# Belt sander for sharpening tools.



## plantman (Jan 18, 2015)

A thread was written asking if anyone used a belt sander to sharpen their tools. My answer was yes, and that I used a shop made sander and a very simple jig for the task. Some people showed some interest in seeing my setup, so here it is. It consists of threaded pipe fittings, bearings, aluminum tubing, plywood, and a 6  X 48 inch belt. A little welding, crowning of the  rollers, and two nuts to adjust the tracking. The plywood under the belt keeps everything level. The coged drive belt on the motor and drive pully keeps the belt from slipping when pressure is appled.
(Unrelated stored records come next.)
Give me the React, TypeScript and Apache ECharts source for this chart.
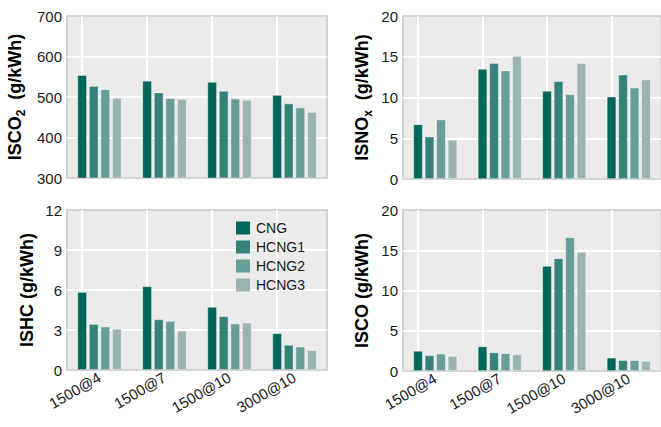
import React, { useEffect, useRef } from "react";
import * as echarts from "echarts";

const categories = ["1500@4", "1500@7", "1500@10", "3000@10"];
const fuels = ["CNG", "HCNG1", "HCNG2", "HCNG3"];
const fuelColors = ["#00665C", "#36827B", "#679E98", "#9AB4B2"];

// ISCO2 (g/kWh) per fuel, per category
const isco2CNG = [554, 540, 537, 505];
const isco2HCNG1 = [527, 511, 515, 484];
const isco2HCNG2 = [519, 497, 496, 474];
const isco2HCNG3 = [498, 495, 493, 463];

// ISNOx (g/kWh)
const isnoxCNG = [6.7, 13.5, 10.8, 10.1];
const isnoxHCNG1 = [5.2, 14.2, 12.0, 12.8];
const isnoxHCNG2 = [7.3, 13.3, 10.4, 11.2];
const isnoxHCNG3 = [4.8, 15.1, 14.2, 12.2];

// ISHC (g/kWh)
const ishcCNG = [5.85, 6.28, 4.73, 2.75];
const ishcHCNG1 = [3.45, 3.8, 4.03, 1.88];
const ishcHCNG2 = [3.25, 3.68, 3.48, 1.75];
const ishcHCNG3 = [3.08, 2.95, 3.55, 1.48];

// ISCO (g/kWh)
const iscoCNG = [2.5, 3.05, 13.05, 1.65];
const iscoHCNG1 = [1.95, 2.3, 14.0, 1.35];
const iscoHCNG2 = [2.15, 2.2, 16.6, 1.35];
const iscoHCNG3 = [1.85, 2.05, 14.8, 1.25];

const yMins = [300, 0, 0, 0];
const yMaxs = [700, 20, 12, 20];
const yIntervals = [100, 5, 3, 5];

const FONT = "'Liberation Sans', Arial, Helvetica, sans-serif";

export default function App() {
  const ref = useRef<HTMLDivElement>(null);
  useEffect(() => {
    if (!ref.current) return;
    const chart = echarts.init(ref.current, null, { renderer: "svg" });

    const panelData = [
      [isco2CNG, isco2HCNG1, isco2HCNG2, isco2HCNG3],
      [isnoxCNG, isnoxHCNG1, isnoxHCNG2, isnoxHCNG3],
      [ishcCNG, ishcHCNG1, ishcHCNG2, ishcHCNG3],
      [iscoCNG, iscoHCNG1, iscoHCNG2, iscoHCNG3],
    ];
    const names = [
      "{b|ISCO}{s|2}{b|  (g/kWh)}",
      "{b|ISNO}{s|x}{b|  (g/kWh)}",
      "{b|ISHC (g/kWh)}",
      "{b|ISCO (g/kWh)}",
    ];
    const nameGaps = [40, 29, 28, 29];
    const grids = [
      { left: 67, top: 16, width: 260, height: 162 },
      { left: 403, top: 16, width: 260, height: 163 },
      { left: 67, top: 210, width: 260, height: 160 },
      { left: 403, top: 210, width: 260, height: 161 },
    ];

    const rich = {
      b: { fontFamily: FONT, fontWeight: "bold", fontSize: 18, color: "#000", lineHeight: 24 },
      s: { fontFamily: FONT, fontWeight: "bold", fontSize: 12, color: "#000", lineHeight: 9, verticalAlign: "bottom" },
    };

    const series: any[] = [];
    panelData.forEach((pd, g) => {
      pd.forEach((vals, f) => {
        const s: any = {
          type: "bar",
          name: fuels[f],
          xAxisIndex: g,
          yAxisIndex: g,
          data: vals,
          barGap: "22%",
          barCategoryGap: "32%",
          itemStyle: { color: fuelColors[f], borderColor: "rgba(255,255,255,0.55)", borderWidth: 0.7 },
          emphasis: { disabled: true },
        };
        if (f === 0) {
          s.markLine = {
            silent: true,
            symbol: "none",
            z: 1,
            label: { show: false },
            lineStyle: { color: "#FFFFFF", width: 2, type: "solid" },
            data: categories.map((c) => ({ xAxis: c })),
          };
        }
        series.push(s);
      });
    });

    chart.setOption({
      animation: false,
      textStyle: { fontFamily: FONT },
      legend: {
        data: fuels,
        orient: "vertical",
        left: 231,
        top: 216,
        itemWidth: 14,
        itemHeight: 13,
        itemGap: 5,
        icon: "rect",
        itemStyle: { borderWidth: 0 },
        textStyle: { fontFamily: FONT, fontSize: 14, color: "#1A1A1A", padding: [0, 0, 0, 1] },
      },
      grid: grids.map((gr) => ({
        ...gr,
        show: true,
        backgroundColor: "#EBEBEB",
        borderColor: "#D4D4D4",
        borderWidth: 2,
      })),
      xAxis: grids.map((_, g) => ({
        type: "category",
        gridIndex: g,
        data: categories,
        axisLine: { show: false },
        axisTick: { show: false },
        splitLine: { show: false },
        axisLabel: {
          show: g >= 2,
          rotate: 30,
          fontSize: 15,
          color: "#1A1A1A",
          fontFamily: FONT,
          margin: 6,
          interval: 0,
        },
      })),
      yAxis: grids.map((_, g) => ({
        type: "value",
        gridIndex: g,
        min: yMins[g],
        max: yMaxs[g],
        interval: yIntervals[g],
        name: names[g],
        nameLocation: "middle",
        nameGap: nameGaps[g],
        nameTextStyle: { rich },
        axisLine: { show: false },
        axisTick: { show: false },
        axisLabel: { fontSize: 15, color: "#1A1A1A", fontFamily: FONT, margin: 5 },
        splitLine: { show: true, showMinLine: false, showMaxLine: false, lineStyle: { color: "#FFFFFF", width: 2 } },
      })),
      series,
    });
    return () => chart.dispose();
  }, []);
  return (
    <div
      ref={ref}
      style={{ position: "absolute", left: 0, top: 0, width: 661, height: 427 }}
    />
  );
}
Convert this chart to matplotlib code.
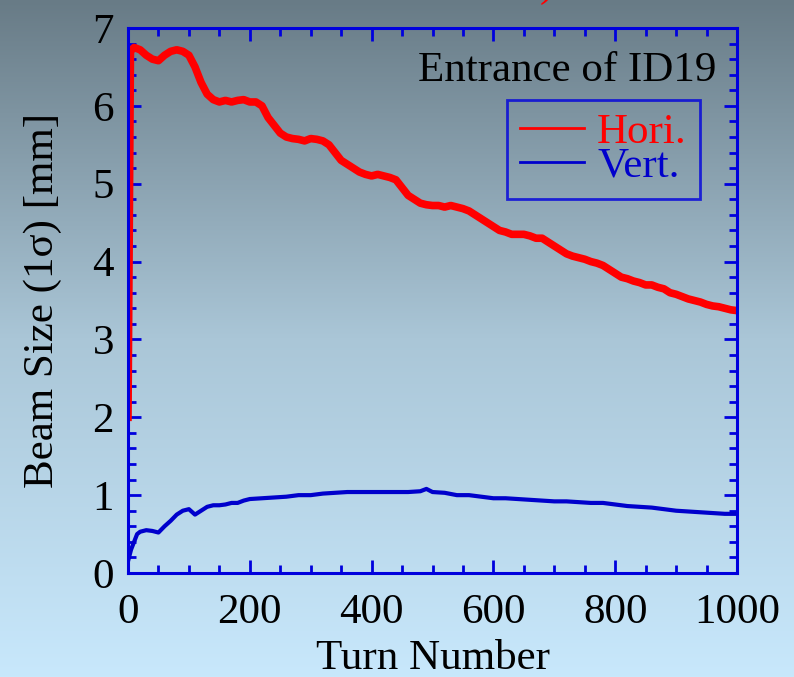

The fence is set at 90 degrees to the belt and one or two washers are used to raise it off the sanding belt. This works out quite well when sanding small pieces such as those used in segmenting. The fence holds the piece square and in place and you only have to apply downward pressure where needed. When I sharpen my turning tools, plane blades, or knifes, I make a simple 2 X 4 block to fit over the outboard side of my fence, cut at the angle I want for the item I am sharpening. The tool is held by hand or hands depending on the size. To do the gouge in the photo, you simply bring the tool down the wedge until it makes contact with the belt, and roll from side to side. The gouge took about 30 seconds to make a perfectly smooth, sharp, and even bevel across the face at the angle I wanted. As with any sharpening, you may have to use a slip stone or hone to remove the inside curl. The whole setup is swiveled upward from the back for belt changes. I made this about 25 years ago and still use it every day for some type of sanding and have modified a shop vac attachment to the end for dust collection.  Jim  S


----------



## Rockytime (Jan 18, 2015)

Very interesting sander. Looks Great. Thanks for sharing the photos.


----------